Task brief: Set aside the pictures and output only the lines from the one containing "Rebuild this chart" up to and including the one containing "plt.rcParams['font.family'] = ['Noto".

The records:
((

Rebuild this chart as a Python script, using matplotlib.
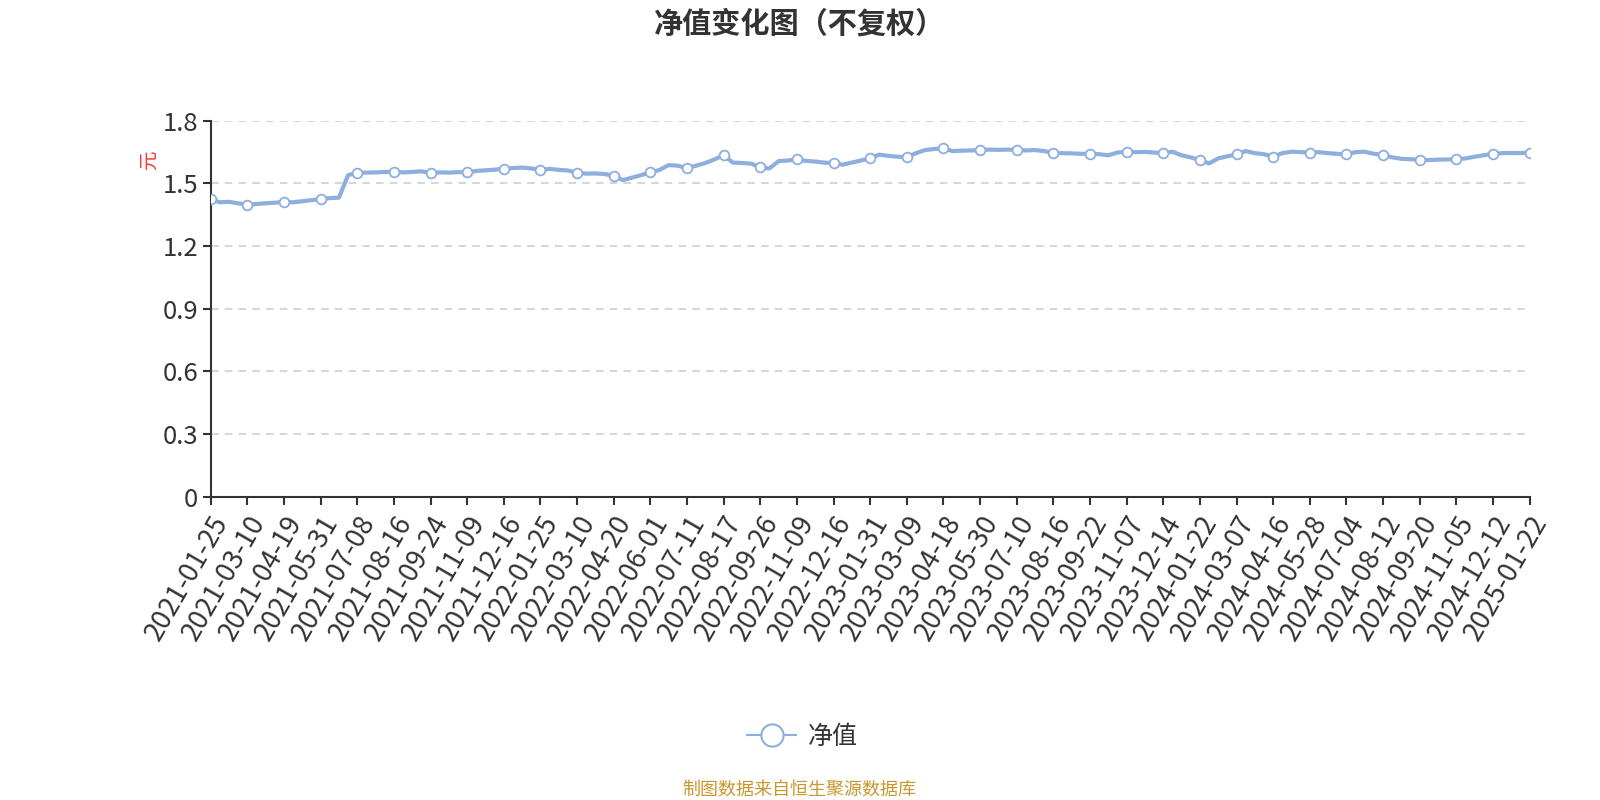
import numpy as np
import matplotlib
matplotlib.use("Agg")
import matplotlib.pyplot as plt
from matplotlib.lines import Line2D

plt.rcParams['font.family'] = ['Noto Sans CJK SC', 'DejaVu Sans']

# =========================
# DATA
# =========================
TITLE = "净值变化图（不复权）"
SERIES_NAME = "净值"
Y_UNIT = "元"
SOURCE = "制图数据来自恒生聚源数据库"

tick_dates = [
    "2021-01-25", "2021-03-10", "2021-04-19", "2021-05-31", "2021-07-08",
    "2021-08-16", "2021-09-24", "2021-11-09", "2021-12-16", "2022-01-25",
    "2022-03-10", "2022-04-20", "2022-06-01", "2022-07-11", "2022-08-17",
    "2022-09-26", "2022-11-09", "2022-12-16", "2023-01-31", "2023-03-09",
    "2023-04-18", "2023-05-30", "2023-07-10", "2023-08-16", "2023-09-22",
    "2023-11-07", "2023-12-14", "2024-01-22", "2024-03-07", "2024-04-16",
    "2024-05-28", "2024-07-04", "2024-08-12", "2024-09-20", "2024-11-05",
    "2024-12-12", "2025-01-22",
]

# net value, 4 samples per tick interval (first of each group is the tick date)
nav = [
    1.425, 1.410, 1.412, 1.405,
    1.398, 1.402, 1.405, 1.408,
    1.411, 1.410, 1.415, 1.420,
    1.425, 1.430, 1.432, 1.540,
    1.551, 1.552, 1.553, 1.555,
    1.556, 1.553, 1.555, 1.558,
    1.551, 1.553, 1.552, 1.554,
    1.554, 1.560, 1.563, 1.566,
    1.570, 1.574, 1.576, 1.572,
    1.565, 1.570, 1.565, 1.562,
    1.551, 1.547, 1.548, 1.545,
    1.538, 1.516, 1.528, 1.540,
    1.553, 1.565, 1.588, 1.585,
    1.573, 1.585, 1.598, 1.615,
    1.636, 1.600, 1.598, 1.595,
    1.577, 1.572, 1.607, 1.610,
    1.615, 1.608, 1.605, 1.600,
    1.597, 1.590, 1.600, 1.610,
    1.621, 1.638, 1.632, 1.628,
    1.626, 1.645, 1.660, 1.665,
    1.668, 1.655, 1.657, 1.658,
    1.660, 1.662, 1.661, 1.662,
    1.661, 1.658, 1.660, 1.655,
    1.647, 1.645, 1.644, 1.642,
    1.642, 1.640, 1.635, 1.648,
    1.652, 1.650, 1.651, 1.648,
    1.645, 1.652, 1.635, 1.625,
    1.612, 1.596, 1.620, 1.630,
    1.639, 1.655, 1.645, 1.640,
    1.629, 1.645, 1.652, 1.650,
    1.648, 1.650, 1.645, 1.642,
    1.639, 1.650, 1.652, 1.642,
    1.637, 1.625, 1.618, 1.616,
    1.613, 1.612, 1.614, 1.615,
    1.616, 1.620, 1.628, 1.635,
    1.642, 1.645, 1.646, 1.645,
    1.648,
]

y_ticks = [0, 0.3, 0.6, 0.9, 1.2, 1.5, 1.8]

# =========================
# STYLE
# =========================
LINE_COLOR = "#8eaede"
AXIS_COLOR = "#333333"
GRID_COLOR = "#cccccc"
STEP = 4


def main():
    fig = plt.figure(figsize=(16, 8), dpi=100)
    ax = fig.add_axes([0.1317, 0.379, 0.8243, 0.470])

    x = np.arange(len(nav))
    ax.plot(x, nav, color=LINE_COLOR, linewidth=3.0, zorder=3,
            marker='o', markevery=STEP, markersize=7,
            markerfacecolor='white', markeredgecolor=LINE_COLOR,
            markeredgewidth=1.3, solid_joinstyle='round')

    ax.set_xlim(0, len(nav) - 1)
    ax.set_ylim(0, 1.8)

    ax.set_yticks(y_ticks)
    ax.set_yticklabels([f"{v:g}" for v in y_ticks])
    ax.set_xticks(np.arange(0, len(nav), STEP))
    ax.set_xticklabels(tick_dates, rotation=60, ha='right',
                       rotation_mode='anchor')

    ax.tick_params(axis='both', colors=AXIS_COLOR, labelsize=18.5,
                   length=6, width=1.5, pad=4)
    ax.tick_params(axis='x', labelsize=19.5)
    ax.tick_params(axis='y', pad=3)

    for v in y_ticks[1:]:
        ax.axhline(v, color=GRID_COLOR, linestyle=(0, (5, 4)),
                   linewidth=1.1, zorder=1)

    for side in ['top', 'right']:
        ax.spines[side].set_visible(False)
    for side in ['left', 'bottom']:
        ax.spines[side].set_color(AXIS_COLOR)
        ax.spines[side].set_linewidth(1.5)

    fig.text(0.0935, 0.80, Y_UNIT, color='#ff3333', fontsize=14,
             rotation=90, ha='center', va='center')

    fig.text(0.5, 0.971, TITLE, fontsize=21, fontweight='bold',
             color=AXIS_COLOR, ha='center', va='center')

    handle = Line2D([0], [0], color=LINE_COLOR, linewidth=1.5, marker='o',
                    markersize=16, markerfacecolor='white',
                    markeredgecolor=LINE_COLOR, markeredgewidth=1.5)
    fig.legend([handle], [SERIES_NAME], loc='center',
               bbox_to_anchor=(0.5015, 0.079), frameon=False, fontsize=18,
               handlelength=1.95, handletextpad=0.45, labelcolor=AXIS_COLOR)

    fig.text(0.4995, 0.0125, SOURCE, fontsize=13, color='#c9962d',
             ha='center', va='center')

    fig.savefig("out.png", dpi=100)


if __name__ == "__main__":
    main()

))
((

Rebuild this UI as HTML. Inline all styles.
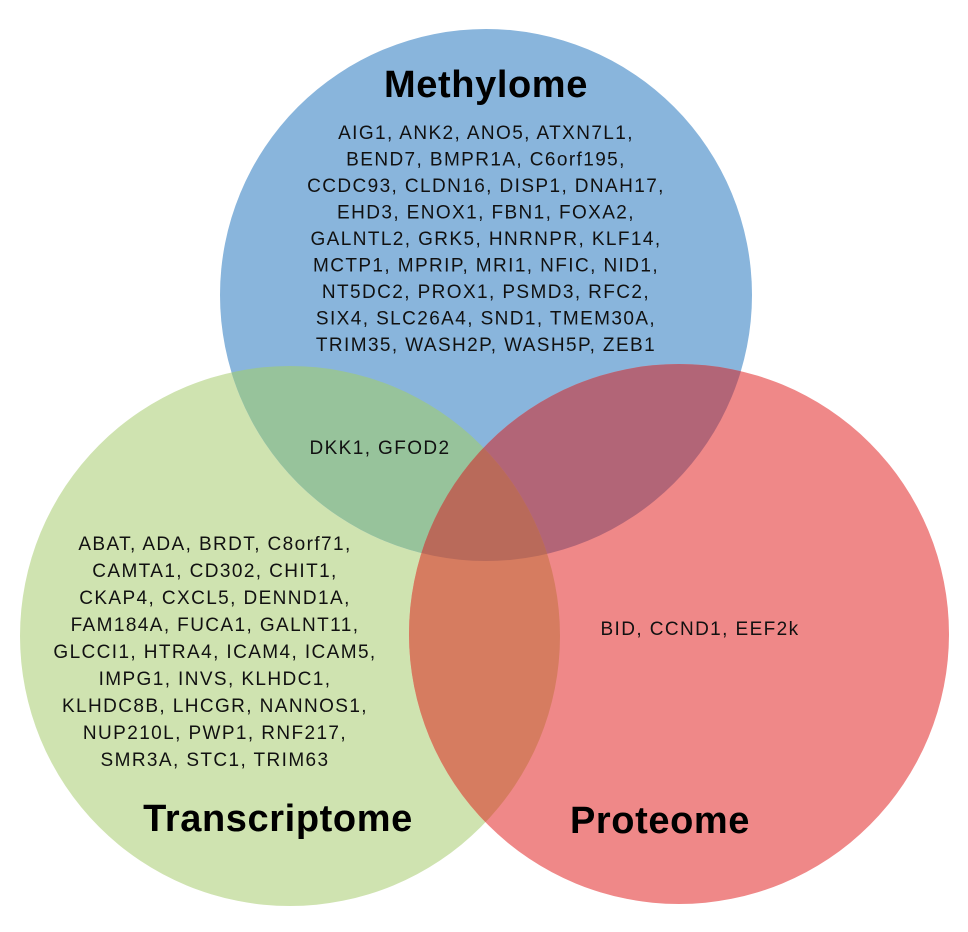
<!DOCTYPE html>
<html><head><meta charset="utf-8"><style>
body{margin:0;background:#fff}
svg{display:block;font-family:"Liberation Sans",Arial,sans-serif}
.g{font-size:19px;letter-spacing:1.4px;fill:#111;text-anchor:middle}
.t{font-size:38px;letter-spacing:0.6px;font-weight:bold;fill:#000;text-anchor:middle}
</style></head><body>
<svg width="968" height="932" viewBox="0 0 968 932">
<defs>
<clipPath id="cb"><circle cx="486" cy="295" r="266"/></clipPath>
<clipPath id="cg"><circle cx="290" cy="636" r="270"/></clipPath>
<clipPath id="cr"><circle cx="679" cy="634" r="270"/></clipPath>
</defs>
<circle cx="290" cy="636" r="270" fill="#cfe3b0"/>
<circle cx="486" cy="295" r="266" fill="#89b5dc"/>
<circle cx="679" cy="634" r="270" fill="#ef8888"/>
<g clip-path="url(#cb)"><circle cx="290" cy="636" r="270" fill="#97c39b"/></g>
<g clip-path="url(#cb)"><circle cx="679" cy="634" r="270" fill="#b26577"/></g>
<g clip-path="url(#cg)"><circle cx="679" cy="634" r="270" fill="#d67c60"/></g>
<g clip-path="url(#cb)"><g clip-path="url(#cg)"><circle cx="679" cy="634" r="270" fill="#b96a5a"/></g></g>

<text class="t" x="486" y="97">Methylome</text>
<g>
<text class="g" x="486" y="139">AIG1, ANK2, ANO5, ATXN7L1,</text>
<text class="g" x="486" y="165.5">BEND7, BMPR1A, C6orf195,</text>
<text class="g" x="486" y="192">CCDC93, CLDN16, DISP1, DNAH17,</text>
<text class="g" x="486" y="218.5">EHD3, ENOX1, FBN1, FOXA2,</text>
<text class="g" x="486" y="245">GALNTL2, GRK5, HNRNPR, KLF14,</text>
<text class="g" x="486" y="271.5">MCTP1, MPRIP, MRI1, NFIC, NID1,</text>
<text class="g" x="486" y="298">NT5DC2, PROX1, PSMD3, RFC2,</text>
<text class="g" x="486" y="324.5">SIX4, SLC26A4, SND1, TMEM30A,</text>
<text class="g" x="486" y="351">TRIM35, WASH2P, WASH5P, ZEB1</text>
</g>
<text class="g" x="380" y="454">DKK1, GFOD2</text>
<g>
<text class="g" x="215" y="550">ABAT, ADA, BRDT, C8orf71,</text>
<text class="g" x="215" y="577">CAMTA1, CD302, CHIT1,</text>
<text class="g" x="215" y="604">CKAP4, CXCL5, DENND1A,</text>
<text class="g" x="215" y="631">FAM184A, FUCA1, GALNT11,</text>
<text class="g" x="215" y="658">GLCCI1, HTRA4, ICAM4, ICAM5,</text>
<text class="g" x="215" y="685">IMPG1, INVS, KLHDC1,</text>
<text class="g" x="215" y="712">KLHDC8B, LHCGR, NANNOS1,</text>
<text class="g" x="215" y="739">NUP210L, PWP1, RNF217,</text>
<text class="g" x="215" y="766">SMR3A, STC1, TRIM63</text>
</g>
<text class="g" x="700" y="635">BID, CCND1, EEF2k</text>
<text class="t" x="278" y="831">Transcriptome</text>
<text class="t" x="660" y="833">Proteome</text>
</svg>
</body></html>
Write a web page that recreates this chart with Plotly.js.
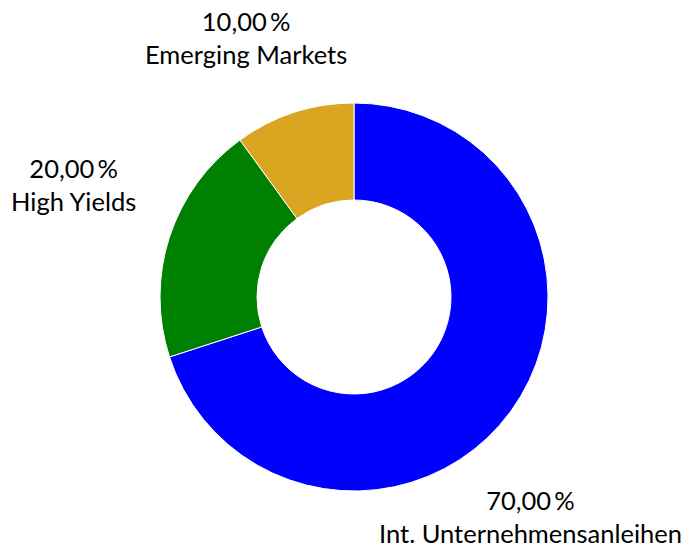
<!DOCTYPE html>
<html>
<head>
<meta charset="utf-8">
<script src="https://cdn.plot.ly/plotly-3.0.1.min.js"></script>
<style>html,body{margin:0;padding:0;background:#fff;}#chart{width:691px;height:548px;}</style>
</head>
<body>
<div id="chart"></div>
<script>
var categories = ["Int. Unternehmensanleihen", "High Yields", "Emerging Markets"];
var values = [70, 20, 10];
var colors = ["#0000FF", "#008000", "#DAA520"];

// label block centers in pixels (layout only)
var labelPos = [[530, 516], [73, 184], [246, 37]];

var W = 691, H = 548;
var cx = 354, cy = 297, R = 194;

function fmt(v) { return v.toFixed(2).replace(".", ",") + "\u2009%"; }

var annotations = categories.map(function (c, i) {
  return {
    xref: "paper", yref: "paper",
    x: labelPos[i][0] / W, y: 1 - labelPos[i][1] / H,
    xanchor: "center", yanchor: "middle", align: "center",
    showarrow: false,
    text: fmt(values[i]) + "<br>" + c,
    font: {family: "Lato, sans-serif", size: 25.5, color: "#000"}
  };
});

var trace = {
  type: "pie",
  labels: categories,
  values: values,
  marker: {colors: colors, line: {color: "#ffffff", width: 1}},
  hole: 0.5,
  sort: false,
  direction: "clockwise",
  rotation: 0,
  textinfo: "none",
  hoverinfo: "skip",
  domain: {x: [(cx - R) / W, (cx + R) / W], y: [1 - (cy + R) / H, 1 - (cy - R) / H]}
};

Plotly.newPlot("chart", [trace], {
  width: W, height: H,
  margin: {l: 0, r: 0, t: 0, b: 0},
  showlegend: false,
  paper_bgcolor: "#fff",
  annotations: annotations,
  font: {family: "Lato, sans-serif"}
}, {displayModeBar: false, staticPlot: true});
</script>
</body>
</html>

))
((

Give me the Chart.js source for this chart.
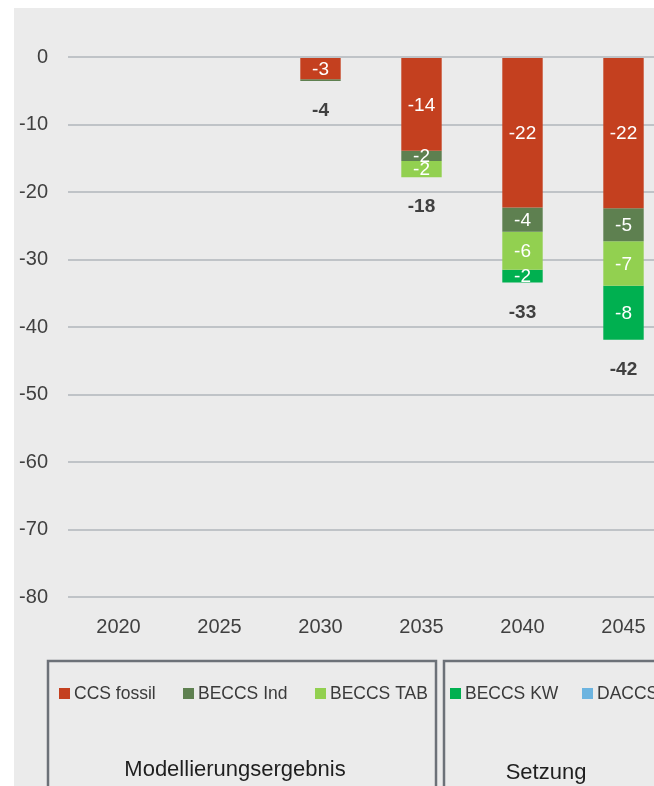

))

Full response:
Rebuild this chart as a Python script, using matplotlib.
import numpy as np
import matplotlib
matplotlib.use("Agg")
import matplotlib.pyplot as plt
from matplotlib.lines import Line2D

plt.rcParams['font.family'] = ['Noto Sans CJK SC', 'DejaVu Sans']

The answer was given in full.